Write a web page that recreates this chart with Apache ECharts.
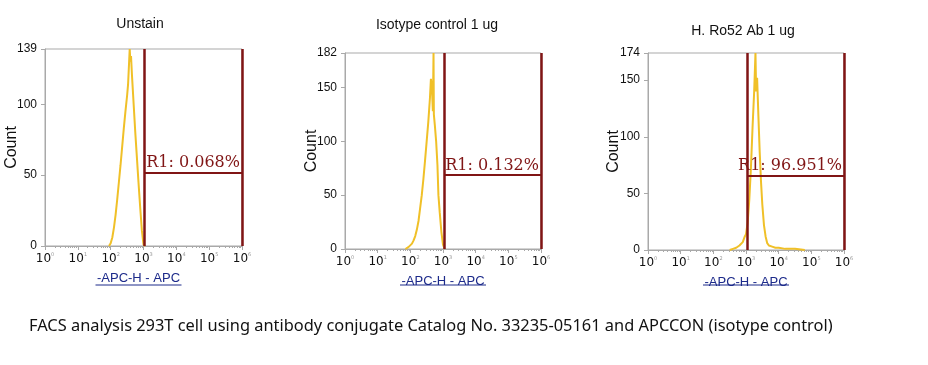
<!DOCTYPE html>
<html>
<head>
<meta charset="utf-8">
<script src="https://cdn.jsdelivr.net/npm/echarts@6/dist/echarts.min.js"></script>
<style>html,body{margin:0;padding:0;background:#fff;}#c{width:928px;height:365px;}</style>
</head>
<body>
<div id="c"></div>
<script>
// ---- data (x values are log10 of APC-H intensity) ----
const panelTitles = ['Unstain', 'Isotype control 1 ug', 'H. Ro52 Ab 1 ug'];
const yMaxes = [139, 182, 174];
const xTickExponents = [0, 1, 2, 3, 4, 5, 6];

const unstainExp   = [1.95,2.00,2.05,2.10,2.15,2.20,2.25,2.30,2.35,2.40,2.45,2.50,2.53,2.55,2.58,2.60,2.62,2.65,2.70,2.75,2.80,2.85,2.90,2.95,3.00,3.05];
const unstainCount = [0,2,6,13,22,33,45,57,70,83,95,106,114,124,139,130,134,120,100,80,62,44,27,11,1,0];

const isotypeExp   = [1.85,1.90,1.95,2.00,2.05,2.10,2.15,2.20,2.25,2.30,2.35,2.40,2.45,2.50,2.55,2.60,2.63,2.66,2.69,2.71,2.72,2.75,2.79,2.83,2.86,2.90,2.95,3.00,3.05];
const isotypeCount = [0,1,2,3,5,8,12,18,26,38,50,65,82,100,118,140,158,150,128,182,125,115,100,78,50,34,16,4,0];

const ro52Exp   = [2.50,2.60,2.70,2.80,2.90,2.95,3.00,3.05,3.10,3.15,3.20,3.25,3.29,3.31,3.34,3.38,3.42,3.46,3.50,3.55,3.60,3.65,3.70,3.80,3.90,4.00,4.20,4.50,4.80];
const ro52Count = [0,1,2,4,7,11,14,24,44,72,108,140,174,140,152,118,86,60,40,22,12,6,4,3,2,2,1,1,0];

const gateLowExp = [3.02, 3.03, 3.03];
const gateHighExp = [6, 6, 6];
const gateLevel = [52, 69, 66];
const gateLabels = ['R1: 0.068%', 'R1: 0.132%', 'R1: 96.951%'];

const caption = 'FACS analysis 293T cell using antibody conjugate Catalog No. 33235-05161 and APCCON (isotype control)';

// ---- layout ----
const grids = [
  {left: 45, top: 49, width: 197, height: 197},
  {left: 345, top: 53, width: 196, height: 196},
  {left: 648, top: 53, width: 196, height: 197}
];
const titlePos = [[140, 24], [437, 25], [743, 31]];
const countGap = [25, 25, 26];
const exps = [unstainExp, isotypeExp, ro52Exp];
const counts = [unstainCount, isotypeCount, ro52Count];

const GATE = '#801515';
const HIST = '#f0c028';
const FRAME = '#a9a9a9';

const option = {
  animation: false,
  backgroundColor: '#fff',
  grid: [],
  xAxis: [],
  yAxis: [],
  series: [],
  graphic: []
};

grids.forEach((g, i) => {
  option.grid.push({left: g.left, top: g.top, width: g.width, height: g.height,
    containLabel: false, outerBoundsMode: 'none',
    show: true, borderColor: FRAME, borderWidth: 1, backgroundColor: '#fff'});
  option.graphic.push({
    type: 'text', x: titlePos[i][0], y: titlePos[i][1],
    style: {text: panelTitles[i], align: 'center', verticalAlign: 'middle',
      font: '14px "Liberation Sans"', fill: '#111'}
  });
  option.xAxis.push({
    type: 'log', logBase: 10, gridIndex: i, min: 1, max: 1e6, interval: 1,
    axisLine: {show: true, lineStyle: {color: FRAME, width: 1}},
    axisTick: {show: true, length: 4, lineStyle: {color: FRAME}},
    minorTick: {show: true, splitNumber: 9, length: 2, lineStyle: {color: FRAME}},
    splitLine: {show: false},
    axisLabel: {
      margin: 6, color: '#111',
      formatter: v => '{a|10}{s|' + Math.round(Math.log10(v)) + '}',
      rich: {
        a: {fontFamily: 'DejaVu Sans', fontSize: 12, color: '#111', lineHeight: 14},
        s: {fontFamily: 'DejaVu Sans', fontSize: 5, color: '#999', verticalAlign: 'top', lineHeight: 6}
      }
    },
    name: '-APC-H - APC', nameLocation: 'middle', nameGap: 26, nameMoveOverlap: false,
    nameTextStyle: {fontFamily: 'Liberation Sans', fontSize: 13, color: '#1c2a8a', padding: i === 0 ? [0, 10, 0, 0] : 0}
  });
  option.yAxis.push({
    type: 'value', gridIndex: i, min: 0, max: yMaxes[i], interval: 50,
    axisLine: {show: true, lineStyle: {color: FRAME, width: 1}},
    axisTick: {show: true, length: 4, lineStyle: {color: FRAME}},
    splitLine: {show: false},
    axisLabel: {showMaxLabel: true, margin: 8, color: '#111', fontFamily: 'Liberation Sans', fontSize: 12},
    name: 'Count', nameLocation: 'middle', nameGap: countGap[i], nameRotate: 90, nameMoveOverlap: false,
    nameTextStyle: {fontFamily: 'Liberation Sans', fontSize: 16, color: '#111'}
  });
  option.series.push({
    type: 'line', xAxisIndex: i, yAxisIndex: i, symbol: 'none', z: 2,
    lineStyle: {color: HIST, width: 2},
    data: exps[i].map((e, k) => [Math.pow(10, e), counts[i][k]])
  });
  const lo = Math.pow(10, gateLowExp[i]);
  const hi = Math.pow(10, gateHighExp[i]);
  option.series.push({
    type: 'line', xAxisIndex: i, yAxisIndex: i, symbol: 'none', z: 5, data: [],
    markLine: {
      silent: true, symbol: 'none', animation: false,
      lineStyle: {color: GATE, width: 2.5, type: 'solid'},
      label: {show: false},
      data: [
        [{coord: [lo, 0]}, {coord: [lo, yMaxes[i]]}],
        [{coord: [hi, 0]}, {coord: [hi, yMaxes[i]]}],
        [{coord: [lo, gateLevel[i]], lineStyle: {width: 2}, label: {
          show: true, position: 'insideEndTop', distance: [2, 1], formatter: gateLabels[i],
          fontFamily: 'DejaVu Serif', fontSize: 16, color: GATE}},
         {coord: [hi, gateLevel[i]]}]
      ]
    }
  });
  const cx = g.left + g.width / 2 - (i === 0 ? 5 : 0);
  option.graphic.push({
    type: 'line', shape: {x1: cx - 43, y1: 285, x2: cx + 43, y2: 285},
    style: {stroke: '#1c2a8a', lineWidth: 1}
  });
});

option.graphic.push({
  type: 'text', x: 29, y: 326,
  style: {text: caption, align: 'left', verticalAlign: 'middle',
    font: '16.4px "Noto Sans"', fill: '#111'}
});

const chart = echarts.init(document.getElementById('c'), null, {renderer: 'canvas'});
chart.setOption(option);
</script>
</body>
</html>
==================================================
WHAT THE TASK REQUIRES:
Repeat, exactly and in full, each line from the start of the data to the line that contains "const FRAME = '#a9a9a9';". Pictures do not go in.

OUTPUT FOR THIS TASK:
Write a web page that recreates this chart with Apache ECharts.
<!DOCTYPE html>
<html>
<head>
<meta charset="utf-8">
<script src="https://cdn.jsdelivr.net/npm/echarts@6/dist/echarts.min.js"></script>
<style>html,body{margin:0;padding:0;background:#fff;}#c{width:928px;height:365px;}</style>
</head>
<body>
<div id="c"></div>
<script>
// ---- data (x values are log10 of APC-H intensity) ----
const panelTitles = ['Unstain', 'Isotype control 1 ug', 'H. Ro52 Ab 1 ug'];
const yMaxes = [139, 182, 174];
const xTickExponents = [0, 1, 2, 3, 4, 5, 6];

const unstainExp   = [1.95,2.00,2.05,2.10,2.15,2.20,2.25,2.30,2.35,2.40,2.45,2.50,2.53,2.55,2.58,2.60,2.62,2.65,2.70,2.75,2.80,2.85,2.90,2.95,3.00,3.05];
const unstainCount = [0,2,6,13,22,33,45,57,70,83,95,106,114,124,139,130,134,120,100,80,62,44,27,11,1,0];

const isotypeExp   = [1.85,1.90,1.95,2.00,2.05,2.10,2.15,2.20,2.25,2.30,2.35,2.40,2.45,2.50,2.55,2.60,2.63,2.66,2.69,2.71,2.72,2.75,2.79,2.83,2.86,2.90,2.95,3.00,3.05];
const isotypeCount = [0,1,2,3,5,8,12,18,26,38,50,65,82,100,118,140,158,150,128,182,125,115,100,78,50,34,16,4,0];

const ro52Exp   = [2.50,2.60,2.70,2.80,2.90,2.95,3.00,3.05,3.10,3.15,3.20,3.25,3.29,3.31,3.34,3.38,3.42,3.46,3.50,3.55,3.60,3.65,3.70,3.80,3.90,4.00,4.20,4.50,4.80];
const ro52Count = [0,1,2,4,7,11,14,24,44,72,108,140,174,140,152,118,86,60,40,22,12,6,4,3,2,2,1,1,0];

const gateLowExp = [3.02, 3.03, 3.03];
const gateHighExp = [6, 6, 6];
const gateLevel = [52, 69, 66];
const gateLabels = ['R1: 0.068%', 'R1: 0.132%', 'R1: 96.951%'];

const caption = 'FACS analysis 293T cell using antibody conjugate Catalog No. 33235-05161 and APCCON (isotype control)';

// ---- layout ----
const grids = [
  {left: 45, top: 49, width: 197, height: 197},
  {left: 345, top: 53, width: 196, height: 196},
  {left: 648, top: 53, width: 196, height: 197}
];
const titlePos = [[140, 24], [437, 25], [743, 31]];
const countGap = [25, 25, 26];
const exps = [unstainExp, isotypeExp, ro52Exp];
const counts = [unstainCount, isotypeCount, ro52Count];

const GATE = '#801515';
const HIST = '#f0c028';
const FRAME = '#a9a9a9';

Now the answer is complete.